Photoshop is a leading photo-editing and graphic-design tool. Its widespread—and long-term—popularity has resulted in its name being used as a verb to describe an image that has been manipulated. The software is suitable for a variety of users, from amateur photographers to graphic designers, and it caters to a range of technical abilities.

Until recently, Photoshop has primarily been a desktop application because its robust functionality needs the capabilities of a desktop to run it efficiently. But with Photoshop Fix—the mobile version—users can benefit from Photoshop's editing tools in a friendly mobile interface. The key that makes Photoshop Fix work on mobile lies with its limited but appropriate functionality that suits the mobile context.

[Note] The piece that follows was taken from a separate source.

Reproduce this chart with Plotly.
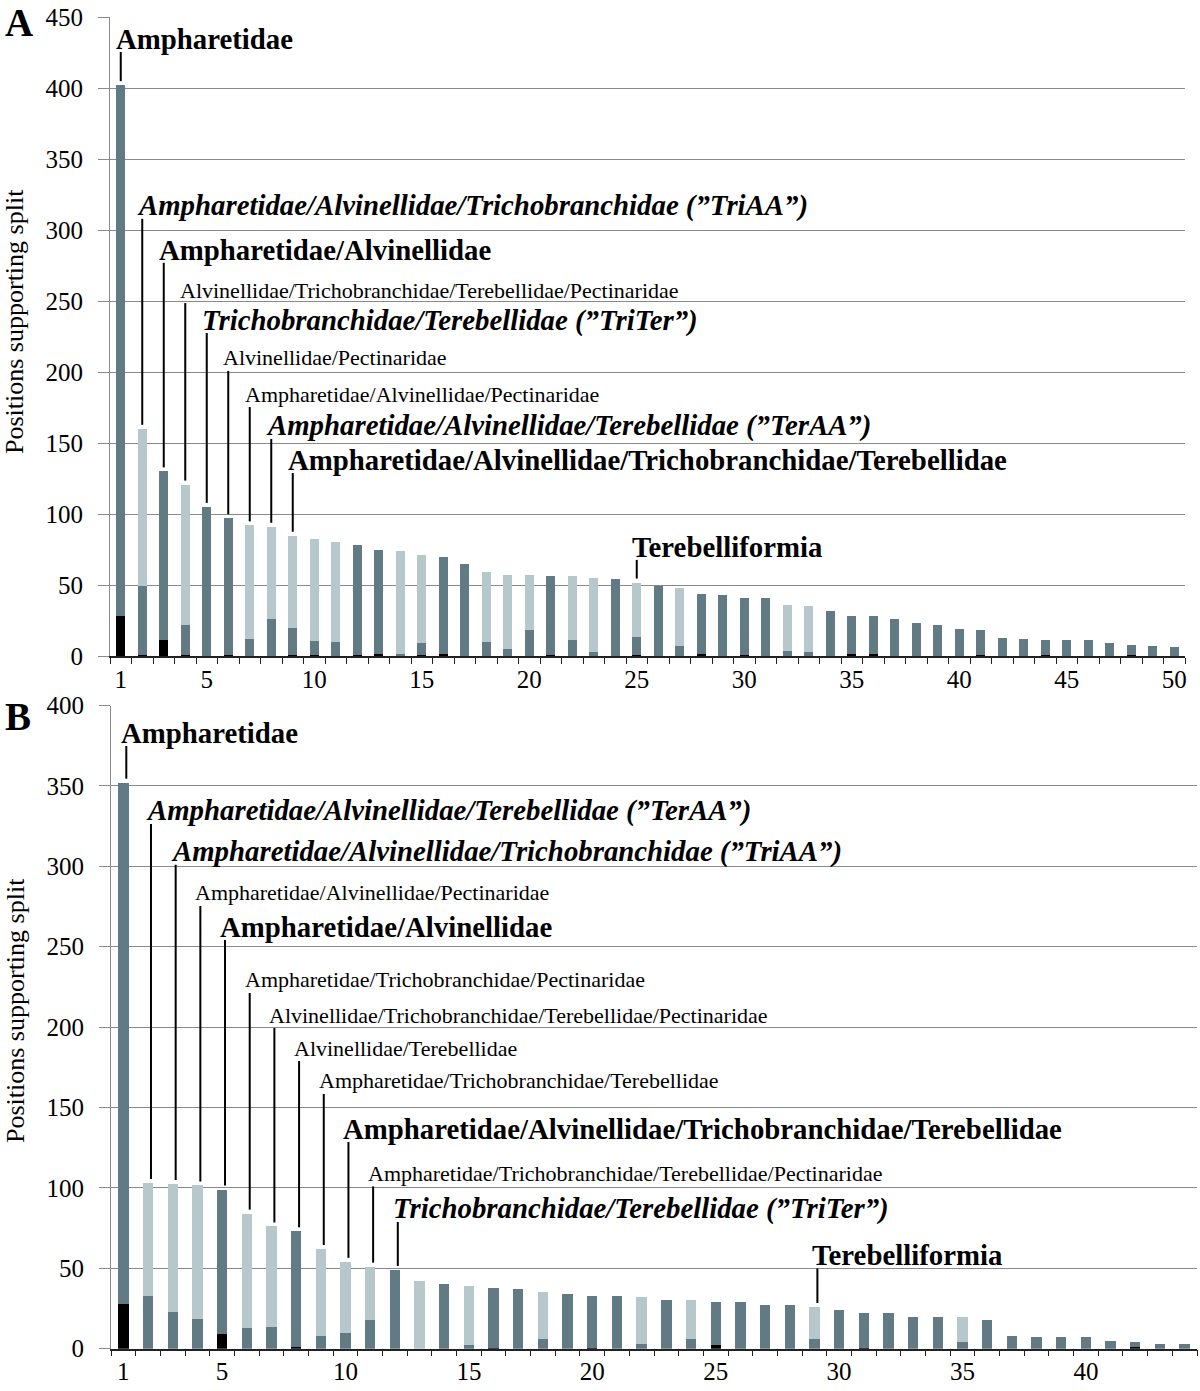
import plotly.graph_objects as go

W, H = 1200, 1391
FONT = "Liberation Serif, Times New Roman, serif"
DARK = "#627a83"
LIGHT = "#b6c8cc"
BLACK = "#000000"

# ---------------- Panel A data (50 splits) ----------------
a_black = [28, 1, 11, 0.7, 0, 0.7, 0, 0, 0.7, 0.7,
           0, 0.7, 1.5, 0, 0.7, 1.5, 0, 0, 0, 0,
           0.7, 0, 0, 0, 0.7, 0, 0, 1.2, 0, 0.7,
           0, 0, 0, 0, 1.5, 1.5, 0, 0, 0, 0,
           0.7, 0, 0, 0.7, 0, 0, 0, 0.7, 0, 0]
a_dark = [374, 48, 119, 21, 105, 96.3, 12, 26, 19, 10,
          10, 77.3, 73.5, 1.5, 8.5, 68.5, 65, 10, 5, 18,
          55.3, 11, 3, 54, 13, 49, 7, 42.8, 43, 40.3,
          41, 3.5, 2.6, 32, 26.5, 26.5, 26, 23, 22, 19,
          17.3, 13, 12, 10.3, 11, 11, 9, 7.3, 7, 6]
a_light = [0, 111, 0, 99, 0, 0, 80, 65, 65, 72,
           70, 0, 0, 72.5, 62, 0, 0, 49, 52, 39,
           0, 45, 52, 0, 38, 0, 41, 0, 0, 0,
           0, 32.5, 32.4, 0, 0, 0, 0, 0, 0, 0,
           0, 0, 0, 0, 0, 0, 0, 0, 0, 0]
a_tickvals = [1, 5, 10, 15, 20, 25, 30, 35, 40, 45, 50]

# ---------------- Panel B data (44 splits) ----------------
b_black = [28, 0, 0, 0, 9, 0, 0, 1, 0, 0,
           0, 0, 0, 0, 0, 0.7, 0, 0, 0, 0.7,
           0, 0, 0, 0, 2, 0, 0, 0, 0, 0,
           0.7, 0, 0, 0, 0, 0, 0, 0, 0, 0,
           0, 1, 0, 0]
b_dark = [324, 33, 23, 18.6, 90, 12.7, 13.6, 72, 8, 10,
          18, 49, 0, 40, 2, 37.3, 37, 6, 34, 32.3,
          33, 3, 30, 6, 27, 29, 27, 27, 6, 24,
          21.3, 22, 20, 20, 4, 18, 8, 7, 7, 7,
          5, 3, 3, 3]
b_light = [0, 70, 79.5, 82.9, 0, 71.3, 62.4, 0, 54, 44,
           33, 0, 42, 0, 37, 0, 0, 29, 0, 0,
           0, 29, 0, 24, 0, 0, 0, 0, 20, 0,
           0, 0, 0, 0, 16, 0, 0, 0, 0, 0,
           0, 0, 0, 0]
b_tickvals = [1, 5, 10, 15, 20, 25, 30, 35, 40]

# ---------------- Split labels ----------------
a_labels = [
    (1, "Ampharetidae", "b"),
    (2, "Ampharetidae/Alvinellidae/Trichobranchidae (\u201dTriAA\u201d)", "bi"),
    (3, "Ampharetidae/Alvinellidae", "b"),
    (4, "Alvinellidae/Trichobranchidae/Terebellidae/Pectinaridae", "r"),
    (5, "Trichobranchidae/Terebellidae (\u201dTriTer\u201d)", "bi"),
    (6, "Alvinellidae/Pectinaridae", "r"),
    (7, "Ampharetidae/Alvinellidae/Pectinaridae", "r"),
    (8, "Ampharetidae/Alvinellidae/Terebellidae (\u201dTerAA\u201d)", "bi"),
    (9, "Ampharetidae/Alvinellidae/Trichobranchidae/Terebellidae", "b"),
    (25, "Terebelliformia", "b"),
]
a_label_y = [434.5, 317, 286, 257.7, 236.6, 209.9, 184.5, 162, 138, 76.8]

b_labels = [
    (1, "Ampharetidae", "b"),
    (2, "Ampharetidae/Alvinellidae/Terebellidae (\u201dTerAA\u201d)", "bi"),
    (3, "Ampharetidae/Alvinellidae/Trichobranchidae (\u201dTriAA\u201d)", "bi"),
    (4, "Ampharetidae/Alvinellidae/Pectinaridae", "r"),
    (5, "Ampharetidae/Alvinellidae", "b"),
    (6, "Ampharetidae/Trichobranchidae/Pectinaridae", "r"),
    (7, "Alvinellidae/Trichobranchidae/Terebellidae/Pectinaridae", "r"),
    (8, "Alvinellidae/Terebellidae", "r"),
    (9, "Ampharetidae/Trichobranchidae/Terebellidae", "r"),
    (10, "Ampharetidae/Alvinellidae/Trichobranchidae/Terebellidae", "b"),
    (11, "Ampharetidae/Trichobranchidae/Terebellidae/Pectinaridae", "r"),
    (12, "Trichobranchidae/Terebellidae (\u201dTriTer\u201d)", "bi"),
    (29, "Terebelliformia", "b"),
]
b_label_y = [382.9, 334.4, 309, 283.4, 262.3, 229.3, 207.5, 187, 166.5, 136.6, 109, 86.9, 58]

# ---------------- Layout geometry (pixels) ----------------
A_X = (110, 1185)
A_Y = (17, 656)       # top, bottom pixel
B_X = (111, 1197)
B_Y = (705.5, 1348.7)

fig = go.Figure()


def add_panel(black, dark, light, xa, ya):
    cats = list(range(1, len(black) + 1))
    for vals, col in ((black, BLACK), (dark, DARK), (light, LIGHT)):
        fig.add_trace(go.Bar(x=cats, y=vals, marker=dict(color=col, line=dict(width=0)),
                             width=0.42, xaxis=xa, yaxis=ya, hoverinfo="skip",
                             showlegend=False))


add_panel(a_black, a_dark, a_light, "x", "y")
add_panel(b_black, b_dark, b_light, "x2", "y2")

STYLE = {"b": (28.8, "<b>{}</b>"), "bi": (28.8, "<b><i>{}</i></b>"), "r": (22, "{}")}


def add_labels(labels, label_y, black, dark, light, xref, yref, scale, dx):
    totals = [k + d + l for k, d, l in zip(black, dark, light)]
    for (cat, text, style), ly in zip(labels, label_y):
        size, fmt = STYLE[style]
        xl = cat + dx
        fig.add_annotation(x=xl, y=ly, xref=xref, yref=yref, text=fmt.format(text),
                           showarrow=False, xanchor="left", yanchor="middle",
                           xshift=-6, borderpad=0,
                           font=dict(size=size, family=FONT, color="black"))
        fig.add_shape(type="line", xref=xref, yref=yref, x0=xl, x1=xl,
                      y0=totals[cat - 1] + 4 / scale, y1=ly - 13 / scale,
                      line=dict(color="black", width=2))


a_scale = (A_Y[1] - A_Y[0]) / 450.0
b_scale = (B_Y[1] - B_Y[0]) / 400.0
add_labels(a_labels, a_label_y, a_black, a_dark, a_light, "x", "y", a_scale, 0.0)
add_labels(b_labels, b_label_y, b_black, b_dark, b_light, "x2", "y2", b_scale, 0.12)


def xaxis_cfg(xr, n, tickvals):
    return dict(domain=[xr[0] / W, xr[1] / W], range=[0.5, n + 0.5], automargin=False,
                tickmode="array", tickvals=tickvals, ticks="outside", ticklen=0,
                showline=True, linecolor="#222", linewidth=1.5, showgrid=False,
                zeroline=False, tickfont=dict(size=25, family=FONT, color="black"),
                ticklabelstandoff=0,
                minor=dict(tickmode="array", tickvals=[i + 0.5 for i in range(n + 1)],
                           ticks="outside", ticklen=6, tickcolor="#222", tickwidth=1,
                           showgrid=False))


def yaxis_cfg(yr, top):
    return dict(domain=[1 - yr[1] / H, 1 - yr[0] / H], range=[0, top], automargin=False,
                tick0=0, dtick=50, ticks="outside", ticklen=11, tickcolor="#8a8a8a",
                showline=True, linecolor="#8a8a8a", linewidth=1,
                showgrid=True, gridcolor="#8a8a8a", gridwidth=1, zeroline=False,
                tickfont=dict(size=25, family=FONT, color="black"),
                ticklabelstandoff=10)


xa = xaxis_cfg(A_X, 50, a_tickvals); xa["anchor"] = "y"
xb = xaxis_cfg(B_X, 44, b_tickvals); xb["anchor"] = "y2"
ya = yaxis_cfg(A_Y, 450); ya["anchor"] = "x"
yb = yaxis_cfg(B_Y, 400); yb["anchor"] = "x2"

fig.update_layout(width=W, height=H, margin=dict(l=0, r=0, t=0, b=0, autoexpand=False),
                  plot_bgcolor="white", paper_bgcolor="white", barmode="stack",
                  showlegend=False, font=dict(family=FONT, color="black"),
                  xaxis=xa, yaxis=ya, xaxis2=xb, yaxis2=yb)

# panel letters and y titles
for letter, yc in (("A", 22), ("B", 716)):
    fig.add_annotation(x=3 / W, y=1 - yc / H, xref="paper", yref="paper",
                       text="<b>{}</b>".format(letter), showarrow=False,
                       xanchor="left", yanchor="middle",
                       font=dict(size=39, family=FONT, color="black"))
for yc in (322, 1011):
    fig.add_annotation(x=15 / W, y=1 - yc / H, xref="paper", yref="paper",
                       text="Positions supporting split", showarrow=False,
                       textangle=-90, xanchor="center", yanchor="middle",
                       font=dict(size=26, family=FONT, color="black"))

fig.write_html("out.html",
               config={"displayModeBar": False},
               post_script="document.body.style.margin='0px';"
                           "document.body.style.overflow='hidden';")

Why this is really good UX:

  • To make Photoshop simple and usable for a mobile device, Photoshop prioritized four features—out of many—that make up the whole Photoshop Fix experience. Each feature is accompanied by a handful of options to reduce the complexity of using the app. The result is a lightweight yet useful tool that's suitable for image editing on the go
  • Photoshop Fix uses motion in their onboarding flow to engage the user and teach them how to use the app in three ways. First, motion supports usability as it manages expectations by showing the user how the app behaves. Second, the motion also shows the linear progression of events that are involved in a photo-editing task, providing a better understanding of the process. And finally, motion shows the relationships between the actions and their outcomes to help the user learn how to interact with the interface.
  • By including only four steps, the onboarding flow is concise and requires little cognitive effort. The content is chunked into four separate videos that last less than 15 seconds each and do enough for the user to “get it” with minimal effort. Feedback of the user's current position is delivered through an easy-to-understand icon to show where they are and what's to come, minimizing ambiguity and encouraging the user to proceed, with the end in sight.